The majority of members agreed with a motion brought by Liberal Democrat councillors to end tax loopholes, which have seen over £500-million of taxpayers’ money handed out in Cornwall and the Isles of Scilly over the last decade.

A full council meeting on Tuesday, May 21, voted in favour of Cornwall Council leader Cllr Linda Taylor urging the government to end the Small Business Rate Relief subsidy and other tax incentives granted to “short-term rentals” such as Airbnbs.

However, an amendment by Independent councillors to ringfence a “significant amount” from double council tax on second homes to pay for affordable homes for local people was thrown out. The new second homes tax comes into play next year.

Lib Dem councillors Andrew George and Colin Martin submitted the motion for debate. Cllr Martin said: “Whilst 27,000 Cornish families are on the waiting list for affordable housing, and 800 are in temporary emergency accommodation, it is simply obscene that the Government is spending over £20-million per year subsidising the use of around 12,000 properties in Cornwall as holiday accommodation.”

Cllr George added: “Local people pay heavy council tax or business rate bills, but holiday homeowners instead have this paid for them by the rest of us. A few of the other invisible – to the public – tax breaks which holiday homeowners enjoy may have been limited in the recent budget, but that will have no impact on the growth of holiday homes. These tax breaks must be stopped and the millions spent should be redirected to address the desperate need for affordable accommodation for locals.”

His motion welcomed the Conservative government’s adoption of one part of a longstanding Liberal Democrat and Mebyon Kernow policy, which Labour and Independent members have also pursued, to introduce a new planning use class. It requires planning permission to convert a dwelling to “non-permanent occupancy”, though the government’s proposal would apply this to holiday lets, not to all non-permanent occupancy uses.

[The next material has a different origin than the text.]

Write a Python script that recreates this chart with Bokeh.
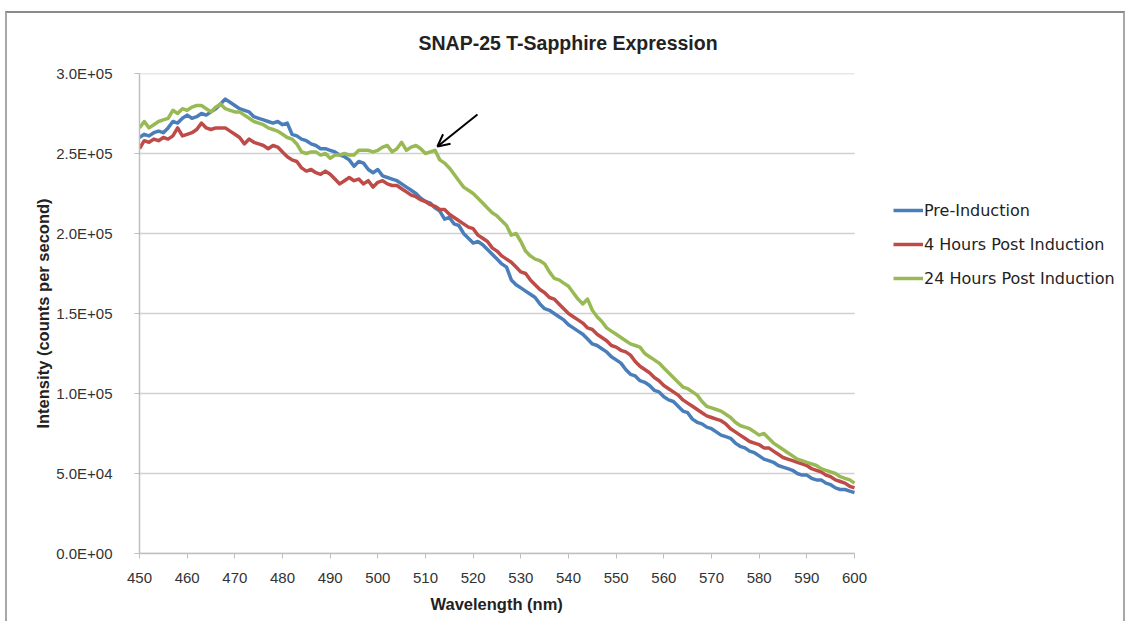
from bokeh.plotting import figure
from bokeh.models import (Range1d, Legend, LegendItem, Arrow, OpenHead, Title,
                          FixedTicker, ColumnDataSource, InlineStyleSheet)
from bokeh.embed import file_html
from bokeh.resources import INLINE

# ---------------- data (intensity in thousands of counts per second) -------------
wavelength = list(range(450, 601))

pre_induction = [
    260, 262, 261, 263, 264, 263, 266, 270, 269, 272,
    274, 272, 273, 275, 274, 276, 278, 281, 284, 282,
    280, 278, 277, 276, 273, 272, 271, 270, 269, 270,
    268, 269, 262, 261, 259, 258, 256, 255, 253, 253,
    252, 251, 249, 248, 246, 242, 245, 244, 240, 238,
    240, 236, 235, 234, 233, 231, 229, 227, 225, 222,
    220, 219, 216, 214, 209, 210, 206, 205, 200, 197,
    194, 195, 193, 190, 187, 184, 181, 179, 171, 168,
    166, 164, 162, 160, 156, 153, 152, 150, 148, 146,
    143, 141, 139, 137, 134, 131, 130, 128, 126, 123,
    121, 119, 115, 112, 111, 108, 107, 105, 102, 101,
    98, 96, 95, 92, 89, 88, 84, 82, 81, 79,
    78, 76, 74, 73, 72, 69, 67, 66, 64, 63,
    61, 59, 58, 57, 55, 54, 53, 52, 50, 49,
    49, 47, 46, 46, 44, 43, 41, 40, 40, 39,
    38]

hours_4 = [
    253, 258, 257, 259, 258, 260, 259, 261, 266, 261,
    262, 263, 265, 269, 266, 265, 266, 266, 266, 264,
    262, 260, 256, 259, 257, 256, 255, 253, 255, 254,
    251, 248, 246, 245, 241, 239, 240, 238, 237, 239,
    237, 234, 231, 233, 235, 233, 234, 231, 233, 229,
    232, 233, 231, 230, 230, 228, 226, 224, 223, 221,
    220, 218, 217, 215, 215, 212, 210, 208, 206, 204,
    203, 199, 197, 195, 191, 189, 186, 184, 182, 179,
    176, 175, 171, 168, 165, 163, 160, 159, 156, 153,
    150, 148, 146, 144, 141, 140, 137, 135, 133, 130,
    129, 127, 126, 124, 120, 117, 115, 113, 110, 108,
    105, 103, 101, 99, 96, 94, 92, 90, 88, 86,
    85, 84, 83, 81, 78, 76, 74, 72, 70, 69,
    68, 66, 66, 64, 62, 60, 59, 58, 57, 56,
    55, 53, 52, 51, 49, 48, 46, 45, 44, 42,
    41]

hours_24 = [
    266, 270, 266, 268, 270, 271, 272, 277, 275, 278,
    277, 279, 280, 280, 278, 276, 279, 281, 278, 277,
    276, 276, 274, 272, 270, 269, 268, 266, 265, 264,
    262, 260, 259, 256, 251, 250, 251, 251, 249, 250,
    247, 249, 249, 250, 249, 249, 252, 252, 252, 251,
    252, 254, 255, 251, 253, 257, 252, 254, 255, 253,
    250, 251, 252, 246, 244, 241, 237, 233, 229, 227,
    225, 222, 219, 216, 213, 211, 208, 205, 199, 200,
    195, 189, 186, 184, 183, 181, 176, 172, 171, 169,
    167, 163, 159, 156, 159, 152, 148, 145, 141, 139,
    137, 135, 133, 131, 130, 129, 125, 123, 121, 119,
    116, 113, 110, 107, 104, 103, 101, 99, 95, 92,
    91, 90, 89, 87, 85, 82, 80, 79, 78, 76,
    74, 75, 72, 69, 67, 65, 63, 61, 59, 58,
    57, 56, 55, 53, 52, 51, 50, 48, 47, 46,
    44]

series_names = ["Pre-Induction", "4 Hours Post Induction", "24 Hours Post Induction"]
series_colors = ["#4a7ebb", "#be4b48", "#98b954"]

x_ticks = list(range(450, 601, 10))
y_ticks = [0, 50000, 100000, 150000, 200000, 250000, 300000]
y_tick_labels = ["0.0E+00", "5.0E+04", "1.0E+05", "1.5E+05", "2.0E+05", "2.5E+05", "3.0E+05"]

arrow_start = (520.9, 274400)
arrow_end = (512.5, 254400)

# ---------------- figure -------------
# The data axis spans 450-600 nm over 715 px; the frame continues to the right
# edge so the legend (drawn inside the frame) is not clipped.
x_min, x_max = x_ticks[0], x_ticks[-1]
frame_px_data = 715
frame_px_total = 1126 - 139
x_view_end = x_min + (x_max - x_min) * frame_px_total / frame_px_data

p = figure(width=1126, height=621, output_backend="svg", toolbar_location=None,
           x_range=Range1d(x_min, x_view_end), y_range=Range1d(0, 300000),
           min_border_left=139, min_border_right=0, min_border_top=73,
           min_border_bottom=68)
p.outline_line_color = None
p.background_fill_color = "white"
p.border_fill_color = "white"

# outer chart border (Excel-style chart area frame)
p.stylesheets = [InlineStyleSheet(css="""
:host::after {
  content: "";
  position: absolute;
  left: 5px; top: 11px; width: 1116px; height: 610px;
  border-top: 2px solid #8a8a8a; border-left: 2px solid #a8a8a8;
  border-right: 2px solid #a8a8a8;
  pointer-events: none;
}
""")]

for ax in (p.xaxis[0], p.yaxis[0]):
    ax.axis_line_color = "#bfbfbf"
    ax.axis_line_width = 1.5
    ax.major_tick_line_color = "#bfbfbf"
    ax.major_tick_in = 0
    ax.major_tick_out = 5
    ax.minor_tick_line_color = None
    ax.major_label_text_font = "Liberation Sans"
    ax.major_label_text_font_size = "15px"
    ax.major_label_text_color = "#333333"
    ax.axis_label_text_font = "Liberation Sans"
    ax.axis_label_text_font_style = "bold"
    ax.axis_label_text_font_size = "16.5px"
    ax.axis_label_text_color = "#222222"

p.xaxis.ticker = FixedTicker(ticks=x_ticks)
p.xaxis.bounds = (x_min, x_max)
p.yaxis.ticker = FixedTicker(ticks=y_ticks)
p.yaxis.major_label_overrides = {t: l for t, l in zip(y_ticks, y_tick_labels)}
p.yaxis.axis_label = "Intensity (counts per second)"
p.xaxis.major_label_standoff = 14
p.yaxis.major_label_standoff = 22
p.yaxis.axis_label_standoff = 1

# x-axis title, centred under the 450-600 span (not the whole frame)
p.add_layout(Title(text="Wavelength (nm)", align="left", offset=291,
                   text_font="Liberation Sans", text_font_style="bold",
                   text_font_size="16.5px", text_color="#222222", standoff=15),
             "below")

p.xgrid.visible = False
p.ygrid.visible = False
# horizontal gridlines limited to the data axis span
p.segment(x0=[x_min] * len(y_ticks), x1=[x_max] * len(y_ticks), y0=y_ticks, y1=y_ticks,
          line_color="#d0d0d0", line_width=1.5, level="underlay")

# title
p.title.text = "SNAP-25 T-Sapphire Expression"
p.title.align = "left"
p.title.offset = 279
p.title.text_font = "Liberation Sans"
p.title.text_font_style = "bold"
p.title.text_font_size = "19.5px"
p.title.text_color = "#222222"
p.title.standoff = 40

items = []
for name, vals, col in zip(series_names, [pre_induction, hours_4, hours_24], series_colors):
    src = ColumnDataSource(dict(x=wavelength, y=[v * 1000 for v in vals]))
    r = p.line("x", "y", source=src, line_color=col, line_width=3.5, line_join="round")
    items.append(LegendItem(label=name, renderers=[r]))

legend = Legend(items=items, location=(754, 265), orientation="vertical")
legend.border_line_color = None
legend.background_fill_alpha = 0
legend.padding = 0
legend.margin = 0
legend.spacing = 14
legend.glyph_width = 30
legend.glyph_height = 20
legend.label_standoff = 1
legend.label_text_font = "DejaVu Sans"
legend.label_text_font_size = "16px"
legend.label_text_color = "#222222"
p.add_layout(legend, "center")

p.add_layout(Arrow(x_start=arrow_start[0], y_start=arrow_start[1],
                   x_end=arrow_end[0], y_end=arrow_end[1],
                   line_color="black", line_width=2,
                   end=OpenHead(size=12, line_color="black", line_width=2)))

open("out.html", "w").write(file_html(p, INLINE))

Lib Dem councillor Jim Candy said that 52 per cent of accommodation in Polruan is not in full-time use, which is leading to the community being hollowed out like many coastal areas in Cornwall. He said local people in Polperro are forced to live in new housing at the top of the village because they now can’t afford to live near the harbour.

Cllr Tamsyn Widdon, of the Mebyon Kernow / Green group, added: “What we don’t do well enough is protect the people on low incomes, in insecure housing situations, who can see £1m homes being built and know they will never have the chance to get there. It is demoralising and atrocious. What this motion might do is send a signal that we are standing up for residents who need our support rather than multi-million private business.”

Independent councillor Tim Dwelly said although he welcomed the move he wasn’t a fan of motions which write to Government “urging”. He proposed an additional “tangible” point that Cornwall Council earmarks a significant proportion of additional second homes council tax income (the double payment is likely to bring in around £20-million) to boost delivery of affordable and rented homes for local people.

Conservative deputy leader Cllr David Harris said the additional income from the second homes tax would be needed to balance council budgets as the local administration faces huge financial difficulties. However, he argued that a significant proportion of the money would be going into housing as part of that. Cllr Dwelly responded that wasn’t guaranteed.

The council voted in favour of the ‘Support for Housing Justice. End Tax Subsidies for Holiday Homes’ motion but against Cllr Dwelly’s amendment.